THE PROBLEM:
Reproduce the data exactly and drop any pictures it holds.

>> BEGIN

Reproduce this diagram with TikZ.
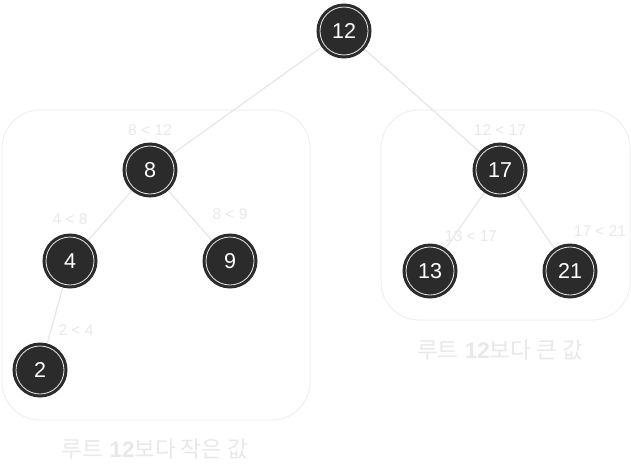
\documentclass[tikz,border=0pt]{standalone}
\usepackage{fontspec}
\setmainfont{Liberation Sans}
\newfontfamily\krfont{Noto Sans CJK KR}
\definecolor{nodefill}{HTML}{2B2B2B}
\definecolor{edgegray}{HTML}{E6E6E6}
\definecolor{boxgray}{HTML}{EFEFEF}
\definecolor{labgray}{HTML}{E8E8E8}
\begin{document}
\begin{tikzpicture}[x=1pt,y=-1pt,
  nd/.style={circle,fill=nodefill,draw=nodefill,line width=1pt,minimum size=54pt,inner sep=0pt,text=white,font=\fontsize{21.5}{24}\selectfont},
  ring/.style={draw=white!92!black,line width=0.8pt},
  edge/.style={draw=edgegray,line width=1.2pt},
  elab/.style={text=labgray,font=\fontsize{15.5}{17}\selectfont,inner sep=0pt},
  glab/.style={text=labgray,font=\fontsize{22.5}{25}\selectfont,inner sep=0pt},
  grp/.style={draw=boxgray,line width=1pt,rounded corners=38pt}]
\useasboundingbox (0,0) rectangle (631,471);
% group boxes
\draw[grp] (2,110) rectangle (310,420);
\draw[grp] (381,110) rectangle (630,320);
\node[glab] (gl) at (155,449) {{\krfont 루트} {\bfseries 12}{\krfont 보다 작은 값}};
\node[glab] (gr) at (500,350) {{\krfont 루트} {\bfseries 12}{\krfont 보다 큰 값}};
% node positions
\coordinate (n12) at (344,31);
\coordinate (n8) at (150,170);
\coordinate (n4) at (70,261);
\coordinate (n9) at (230,261);
\coordinate (n2) at (40,370);
\coordinate (n17) at (500,170);
\coordinate (n13) at (430,271);
\coordinate (n21) at (570,271);
% edges
\foreach \a/\b in {n12/n8,n12/n17,n8/n4,n8/n9,n4/n2,n17/n13,n17/n21}{
  \draw[edge] (\a) -- (\b);
}
% nodes
\foreach \n/\t in {n12/12,n8/8,n4/4,n9/9,n2/2,n17/17,n13/13,n21/21}{
  \node[nd] (c\n) at (\n) {\t};
  \draw[ring] (\n) circle (24);
}
% edge labels
\node[elab] (l1) at (150,130) {8 < 12};
\node[elab] (l2) at (70,219) {4 < 8};
\node[elab] (l3) at (230,214) {8 < 9};
\node[elab] (l4) at (76,330) {2 < 4};
\node[elab] (l5) at (500,130) {12 < 17};
\node[elab] (l6) at (471,236) {13 < 17};
\node[elab] (l7) at (600,231) {17 < 21};
\end{tikzpicture}
\end{document}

>> END

RESPONSE BELOW:
Reproduce this diagram with TikZ.
\documentclass[tikz,border=0pt]{standalone}
\usepackage{fontspec}
\setmainfont{Liberation Sans}
\newfontfamily\krfont{Noto Sans CJK KR}
\definecolor{nodefill}{HTML}{2B2B2B}
\definecolor{edgegray}{HTML}{E6E6E6}
\definecolor{boxgray}{HTML}{EFEFEF}
\definecolor{labgray}{HTML}{E8E8E8}
\begin{document}
\begin{tikzpicture}[x=1pt,y=-1pt,
  nd/.style={circle,fill=nodefill,draw=nodefill,line width=1pt,minimum size=54pt,inner sep=0pt,text=white,font=\fontsize{21.5}{24}\selectfont},
  ring/.style={draw=white!92!black,line width=0.8pt},
  edge/.style={draw=edgegray,line width=1.2pt},
  elab/.style={text=labgray,font=\fontsize{15.5}{17}\selectfont,inner sep=0pt},
  glab/.style={text=labgray,font=\fontsize{22.5}{25}\selectfont,inner sep=0pt},
  grp/.style={draw=boxgray,line width=1pt,rounded corners=38pt}]
\useasboundingbox (0,0) rectangle (631,471);
% group boxes
\draw[grp] (2,110) rectangle (310,420);
\draw[grp] (381,110) rectangle (630,320);
\node[glab] (gl) at (155,449) {{\krfont 루트} {\bfseries 12}{\krfont 보다 작은 값}};
\node[glab] (gr) at (500,350) {{\krfont 루트} {\bfseries 12}{\krfont 보다 큰 값}};
% node positions
\coordinate (n12) at (344,31);
\coordinate (n8) at (150,170);
\coordinate (n4) at (70,261);
\coordinate (n9) at (230,261);
\coordinate (n2) at (40,370);
\coordinate (n17) at (500,170);
\coordinate (n13) at (430,271);
\coordinate (n21) at (570,271);
% edges
\foreach \a/\b in {n12/n8,n12/n17,n8/n4,n8/n9,n4/n2,n17/n13,n17/n21}{
  \draw[edge] (\a) -- (\b);
}
% nodes
\foreach \n/\t in {n12/12,n8/8,n4/4,n9/9,n2/2,n17/17,n13/13,n21/21}{
  \node[nd] (c\n) at (\n) {\t};
  \draw[ring] (\n) circle (24);
}
% edge labels
\node[elab] (l1) at (150,130) {8 < 12};
\node[elab] (l2) at (70,219) {4 < 8};
\node[elab] (l3) at (230,214) {8 < 9};
\node[elab] (l4) at (76,330) {2 < 4};
\node[elab] (l5) at (500,130) {12 < 17};
\node[elab] (l6) at (471,236) {13 < 17};
\node[elab] (l7) at (600,231) {17 < 21};
\end{tikzpicture}
\end{document}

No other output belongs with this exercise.